Também se observa a incidência do inciso III, pois não foram poucos os boletins de ocorrência e comunicados ao órgão ambiental acerca da iminente possibilidade de fogo nas áreas atingidas. Ademais, é notório que as Autoras colaboraram com a fiscalização (inciso IV) e nunca impôs quaisquer óbices na área em comento.
Nenhum destes pontos foi considerado no julgamento da defesa, já que nenhuma fundamentação acompanhou a fixação do valor da multa.
Dessa forma, se por hipótese restarem superados os argumentos acima articulados, as Autoras ponderam que, com base na proporcionalidade e na razoabilidade, a multa milionária exorbitante que lhe foi aplicada deverá ser convertida em advertência ou, ao menos, reduzida, considerando o que dispõe a Lei 9.605/98 e o Decreto 6.514/2008.
3. ANTECIPAÇÃO DOS EFEITOS DA TUTELA
A concessão da tutela de urgência, art. 300 do CPC, exige a existência do perigo de dano de grave e difícil reparação, aqui chamados de “perigo de dano ou o risco ao resultado útil do processo”, e da plausibilidade do direito invocado, no artigo denominado de “probabilidade do direito”.
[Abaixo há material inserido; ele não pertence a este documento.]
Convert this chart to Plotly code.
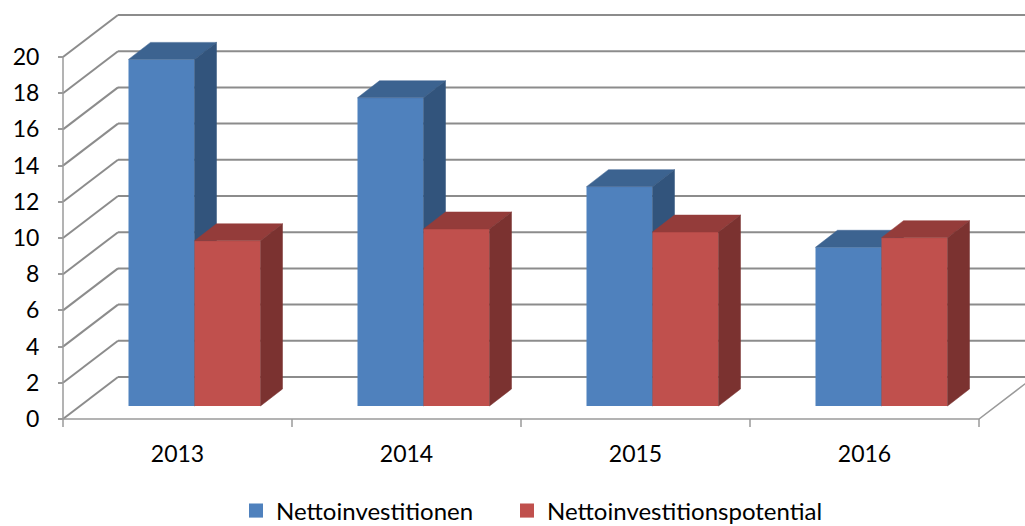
import plotly.graph_objects as go

# ---------------- data ----------------
categories = ["2013", "2014", "2015", "2016"]
netto = [19.15, 17.03, 12.12, 8.77]
potential = [9.13, 9.78, 9.61, 9.30]
y_ticks = [0, 2, 4, 6, 8, 10, 12, 14, 16, 18, 20]
series_names = ["Nettoinvestitionen", "Nettoinvestitionspotential"]

# ---------------- styling / geometry ----------------
W, H = 1025, 526
FONT = "Lato"
FS = 23
FS_LEG = 24
GRID = "#8c8c8c"
blue = dict(front="#4F81BD", top="#3C6390", side="#32547C")
red = dict(front="#C0504D", top="#943C3A", side="#7B3230")

# pixel mapping of the front plane
PX0, PY0 = 63, 419          # pixel of (x=0, y=0) on front plane
SX, SY = 229.0, 18.1        # px per category, px per value unit
L, R, T, B = 50, 1025, 5, 432  # plot area in px

xr = [(L - PX0) / SX, (R - PX0) / SX]
yr = [(PY0 - B) / SY, (PY0 - T) / SY]

# wall depth (front plane -> back wall)
dX, dY = 55 / SX, 42 / SY
# bar plane offset and bar depth
oX, oY = 17 / SX, 13 / SY
bX, bY = 22 / SX, 17 / SY
BW = 66 / SX  # bar width

n = len(categories)
centers = [i + 0.5 for i in range(n)]

fig = go.Figure()

# back wall gridlines + left wall diagonals
gx, gy = [], []
for v in y_ticks:
    gx += [dX, xr[1], None, 0, dX, None]
    gy += [v + dY, v + dY, None, v, v + dY, None]
fig.add_trace(go.Scatter(x=gx, y=gy, mode="lines", line=dict(color=GRID, width=2),
                         hoverinfo="skip", showlegend=False))
# floor front & right edges, y axis line, category ticks
fx = [0, n, n + dX, None, 0, 0, None]
fy = [0, 0, dY, None, 0, max(y_ticks), None]
for k in range(n + 1):
    fx += [k, k, None]
    fy += [0, -8 / SY, None]
fig.add_trace(go.Scatter(x=fx, y=fy, mode="lines", line=dict(color="#9a9a9a", width=1.5),
                         hoverinfo="skip", showlegend=False))


def add_series(vals, colors, xa, ya, left):
    xs = [c - BW if left else c for c in centers]
    fig.add_trace(go.Bar(x=[x + BW / 2 for x in xs], y=vals, width=BW,
                         marker=dict(color=colors["front"], line=dict(width=0)),
                         xaxis=xa, yaxis=ya, showlegend=False, hoverinfo="skip"))
    for x0, v in zip(xs, vals):
        x1 = x0 + BW
        # top face
        fig.add_trace(go.Scatter(
            x=[x0, x1, x1 + bX, x0 + bX, x0], y=[v, v, v + bY, v + bY, v],
            fill="toself", fillcolor=colors["top"], mode="lines",
            line=dict(color=colors["top"], width=0.5),
            xaxis=xa, yaxis=ya, showlegend=False, hoverinfo="skip"))
        # side face
        fig.add_trace(go.Scatter(
            x=[x1, x1, x1 + bX, x1 + bX, x1], y=[0, v, v + bY, bY, 0],
            fill="toself", fillcolor=colors["side"], mode="lines",
            line=dict(color=colors["side"], width=0.5),
            xaxis=xa, yaxis=ya, showlegend=False, hoverinfo="skip"))


add_series(netto, blue, "x2", "y2", True)
add_series(potential, red, "x3", "y3", False)

# legend entries (one legend per entry so they can be placed like the original)
for name, col, lg in zip(series_names, [blue["front"], red["front"]], ["legend", "legend2"]):
    fig.add_trace(go.Scatter(x=[None], y=[None], mode="markers", name=name, legend=lg,
                             marker=dict(symbol="square", size=14, color=col)))

LEG_Y = (H - 511) / H
leg_common = dict(orientation="h", xref="container", yref="container",
                  xanchor="left", yanchor="middle", y=LEG_Y,
                  font=dict(family=FONT, size=FS_LEG), bgcolor="rgba(0,0,0,0)")

fig.update_layout(
    width=W, height=H,
    margin=dict(l=L, r=W - R, t=T, b=H - B),
    paper_bgcolor="white", plot_bgcolor="rgba(0,0,0,0)",
    font=dict(family=FONT, size=FS, color="#000000"),
    hovermode=False,
    showlegend=True,
    legend=dict(x=236 / W, **leg_common),
    legend2=dict(x=507 / W, **leg_common),
    xaxis=dict(range=xr, anchor="free", position=(B - PY0) / (B - T),
               tickvals=centers, ticktext=categories, ticks="",
               showgrid=False, zeroline=False, showline=False,
               ticklabelstandoff=19, fixedrange=True),
    yaxis=dict(range=yr, anchor="free", position=(PX0 - L) / (R - L),
               tickvals=y_ticks, ticks="outside", ticklen=5, tickcolor="#9a9a9a",
               tickwidth=1.5, ticklabelstandoff=14,
               showgrid=False, zeroline=False, showline=False, fixedrange=True),
    xaxis2=dict(range=[xr[0] - oX, xr[1] - oX], overlaying="x", anchor="y2", visible=False),
    yaxis2=dict(range=[yr[0] - oY, yr[1] - oY], overlaying="y", anchor="x2", visible=False),
    xaxis3=dict(range=[xr[0] - oX, xr[1] - oX], overlaying="x", anchor="y3", visible=False),
    yaxis3=dict(range=[yr[0] - oY, yr[1] - oY], overlaying="y", anchor="x3", visible=False),
)

fig.write_html("out.html", config={"displayModeBar": False},
               post_script="document.body.style.margin='0';")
Já para que se fale na tutela de evidência, há apenas que se demonstrar uma das 4 (quatro) hipóteses previstas (art. 311): (I) caracterização do abuso de direito ou manifesto propósito protelatório da outra parte; (II) possibilidade de comprovação exclusivamente documental dos fatos e existência de tese firmada em julgamento de casos repetitivos ou em súmula vinculante; (III) tratar-se de pedido reipersecutório com base em prova documental e; (IV) houver prova documental suficiente do Autor dos fatos constitutivos de seu direito e contra os quais o Réu não oponha prova capaz de gerar dúvida razoável.
No presente caso é inequívoca a incidência da hipótese da tutela de urgência. Aqui vale notar que o novo legislador efetivamente consertou a redação da antiga lei processual, cujo texto usava a expressão “poderá”, incluindo a expressão “será”. Não se trata de discricionariedade do julgador: presentes os requisitos e o requerimento de antecipação, obrigatória é a concessão da tutela de urgência.